The above is a common response to this form of budgeting and, it's true, pay comes in, outgoings leave: for many, artificial scarcity is a bit of nonsense. Money is scarce as it is.

But, we think, that's why it works.

It's a common sense way of regulating finances, it's just that instead of money going out and being spent, cash is directed where it can do the most good, towards savings accounts, for example, or repaying debt, with the least amount of effort and pain.

Tips on backwards budgets

Here's how to do it well.

1. Set solid, but realistic, savings goals

The amount of earnings that goes into savings, depends on the goal of the saver. The important thing is that it never falters. Paying is the primary agenda of the reverse budget user, everything else comes after.

Of course, sending £1,000 a month into a savings account isn't viable for those with an income of £1,200 a month.

Those new to the game often start small and review the situation in six months time. Most people will find that they can then up the amount by making small changes in their spending habits.

Find more general tips on budgeting your money here.

2. Set fixed outgoings

Factor in the costs of bills, rent, insurance and other fixed outgoings.

Set up direct debits for all of these things, with the date they come out of your account as near as possible to the date pay goes in (though obviously after).

While spending on electricity, water and gas fluctuates, the utility companies will be happy to provide you with a fixed monthly amount to pay to cover costs.
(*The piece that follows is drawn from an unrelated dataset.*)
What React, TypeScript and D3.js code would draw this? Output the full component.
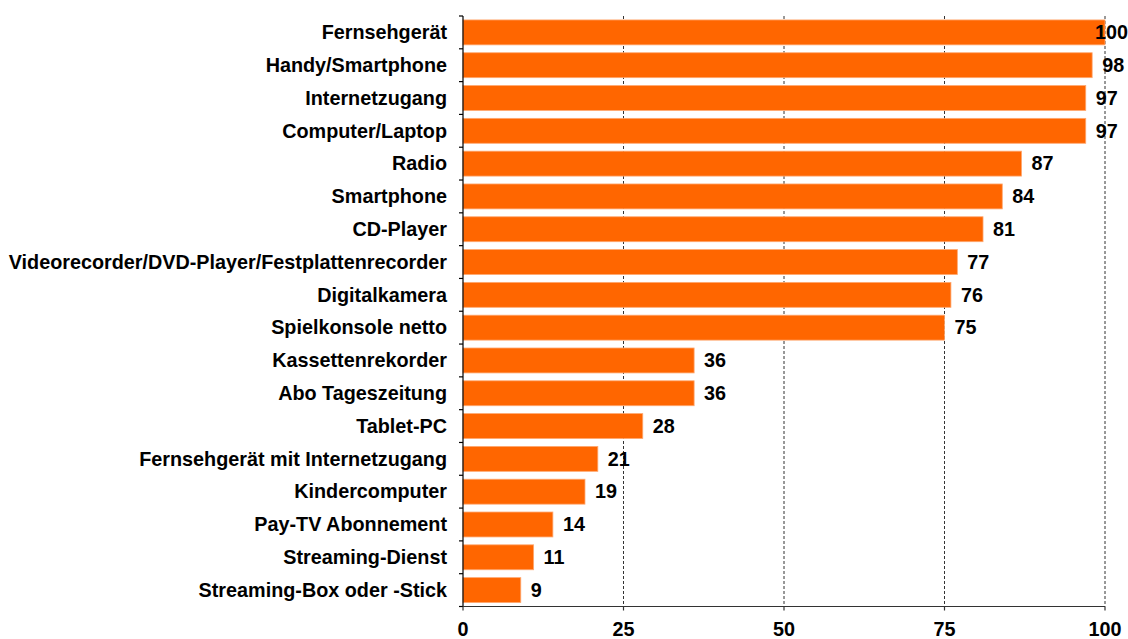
import React from "react";
import * as d3 from "d3";

const categories = [
  "Fernsehgerät",
  "Handy/Smartphone",
  "Internetzugang",
  "Computer/Laptop",
  "Radio",
  "Smartphone",
  "CD-Player",
  "Videorecorder/DVD-Player/Festplattenrecorder",
  "Digitalkamera",
  "Spielkonsole netto",
  "Kassettenrekorder",
  "Abo Tageszeitung",
  "Tablet-PC",
  "Fernsehgerät mit Internetzugang",
  "Kindercomputer",
  "Pay-TV Abonnement",
  "Streaming-Dienst",
  "Streaming-Box oder -Stick",
];
const values = [100, 98, 97, 97, 87, 84, 81, 77, 76, 75, 36, 36, 28, 21, 19, 14, 11, 9];
const xTicks = [0, 25, 50, 75, 100];

const W = 1128;
const H = 639;
const FONT = "'Liberation Sans', Arial, sans-serif";
const FS = 19.8;

export default function App() {
  const x = d3.scaleLinear().domain([0, 100]).range([463, 1105]);
  const y = d3
    .scaleBand<string>()
    .domain(categories)
    .range([16, 606.5])
    .paddingInner(0.24)
    .paddingOuter(0.12);
  const rows = d3.scaleBand<string>().domain(categories).range([16, 606.5]).padding(0);
  const y0 = 16;
  const y1 = 606.5;
  const x0 = x(0);

  return (
    <svg
      width={W}
      height={H}
      style={{ position: "absolute", left: 0, top: 0, background: "#fff" }}
      fontFamily={FONT}
    >
      {/* gridlines */}
      {xTicks
        .filter((t) => t > 0)
        .map((t) => (
          <line
            key={"g" + t}
            x1={x(t)}
            x2={x(t)}
            y1={y0}
            y2={y1}
            stroke="#333"
            strokeWidth={1}
            strokeDasharray="3,2"
          />
        ))}
      {/* bars */}
      {categories.map((c, i) => (
        <rect
          key={"b" + c}
          x={x0}
          y={y(c)!}
          width={x(values[i]) - x0}
          height={y.bandwidth()}
          fill="#FF6600"
          stroke="#FFA870"
          strokeWidth={0.8}
        />
      ))}
      {/* y axis */}
      <line x1={x0} x2={x0} y1={y0} y2={y1} stroke="#000" strokeWidth={1.2} />
      {categories.map((c) => (
        <line key={"yt" + c} x1={x0 - 4} x2={x0} y1={rows(c)!} y2={rows(c)!} stroke="#000" strokeWidth={1.2} />
      ))}
      <line x1={x0 - 4} x2={x0} y1={y1} y2={y1} stroke="#000" strokeWidth={1.2} />
      {/* x axis */}
      <line x1={x0} x2={x(100)} y1={y1} y2={y1} stroke="#333" strokeWidth={1.2} />
      {xTicks.map((t) => (
        <g key={"xt" + t}>
          <line x1={x(t)} x2={x(t)} y1={y1} y2={y1 + 4} stroke="#333" strokeWidth={1.2} />
          <text
            x={x(t)}
            y={636}
            textAnchor="middle"
            fontSize={FS}
            fontWeight="bold"
            fill="#000"
          >
            {t}
          </text>
        </g>
      ))}
      {/* category labels */}
      {categories.map((c) => (
        <text
          key={"l" + c}
          x={447}
          y={y(c)! + y.bandwidth() / 2 + 6.8}
          textAnchor="end"
          fontSize={FS}
          fontWeight="bold"
          fill="#000"
        >
          {c}
        </text>
      ))}
      {/* value labels */}
      {categories.map((c, i) => {
        const v = values[i];
        const lx = v >= 100 ? x(v) - 10 : x(v) + 10;
        return (
          <text
            key={"v" + c}
            x={lx}
            y={y(c)! + y.bandwidth() / 2 + 6.8}
            textAnchor="start"
            fontSize={FS}
            fontWeight="bold"
            fill="#000"
          >
            {v}
          </text>
        );
      })}
    </svg>
  );
}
The onus is on them to review this amount if usage changes (more on energy direct debits here).

Those that use public transport to get to work should look into getting a monthly ticket and setting up another direct debit to pay for it if possible.

The National Rail Enquiries site says that, "some train companies may also allow you to spread the cost of the season ticket by paying with Direct Debit." The National Express 'Season Direct' ticket allows commuters to pay by direct debit.

When, at the start of the month, pay arrives, some of it will be munched up by direct debits and some will be transferred as a set savings amount.

Inevitably, things may be tight as you learn to live with the money you have, and being frugal doesn't always feel attractive or fun.

If you end up short at the end of the month, use that shortcoming as a basis to change the following month's behaviour. For example, if the shortcoming is, say, £40, you might think again about buying a £2 cup of coffee every day on the way to work. Alternatively, come up with a way of earning an extra £40.